На этот раз Сахаров и Елена Боннэр провели почти полдня с нашим ЦЕРНовским правозащитным комитетом, который пригласил, кроме того, двух китайских студентов, участвующих в демократическом движении. Кровавая расправа на площади Тяньяньмынь произошла менее двух месяцев тому назад и мы хотели понять, каким образом лучше всего помочь преследуемым китайским ученым и студентам. Сахаров в общем предпочитал, так же как и я, бойкот официальных научных конференций, проводимых в Китае. Я уверен, будь он жив, он бы поддержал в следующую весну ту кампанию в защиту астрофизика Фан Лижи, «китайского Сахарова», которую удалось успешно провести американским правозащитным организациям Asia Watch, Мемориальному центру им. Роберта Кеннеди и мне.
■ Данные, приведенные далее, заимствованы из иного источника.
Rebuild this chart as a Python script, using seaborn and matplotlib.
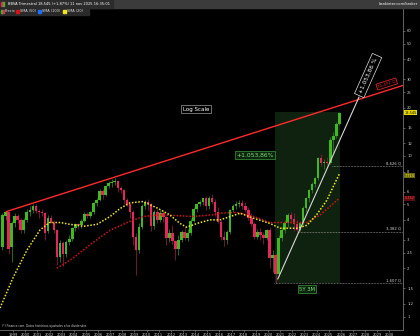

Вечером, получив редкую возможность побыть просто в тишине и спокойствии, мы ели суп в опутанной виноградом беседке в доме наших друзей. Сахаров сказал, что ему понравилась моя речь в Лужниках. Это меня очень обрадовало, потому что до сих пор он еще не имел достаточно тесных контактов с рабочими, а союз между интеллектуалами и рабочими, по моему мнению, был необходим для победы над режимом, я говорил об этом в той речи. В конце вечера они с Еленой вспоминали об их столкновении с милицией у здания суда на моем процессе. Так он и запомнился мне — закутанный в тигровую шаль моей жены в вечерней прохладе беседки, с чашкой чая в руке, шутливо описывавший стычку с милицией. Пятью месяцами позже он внезапно умер в своей квартире, накануне того, что должно было стать, как он говорил Елене Георгиевне, битвой на Съезде. Сахаров уже изменил течение советской истории. Проживи он больше, он бы изменил ее еще больше. К концу жизни он без всякого труда, одним махом овладел искусством высокой политики, вел тяжелые битвы на Съезде, встречался с рабочими, формулировал новую конституцию, которую я бы назвал «Конституцией прав человека». Единственный общественный деятель, приемлемый для всех частей этой слишком огромной страны, Сахаров мог бы стать у руля всего общества, смертельно уставшего от самого себя, но все еще способного слушать человека великой чести, великих профессиональных качеств, великих страданий и великой точности ума.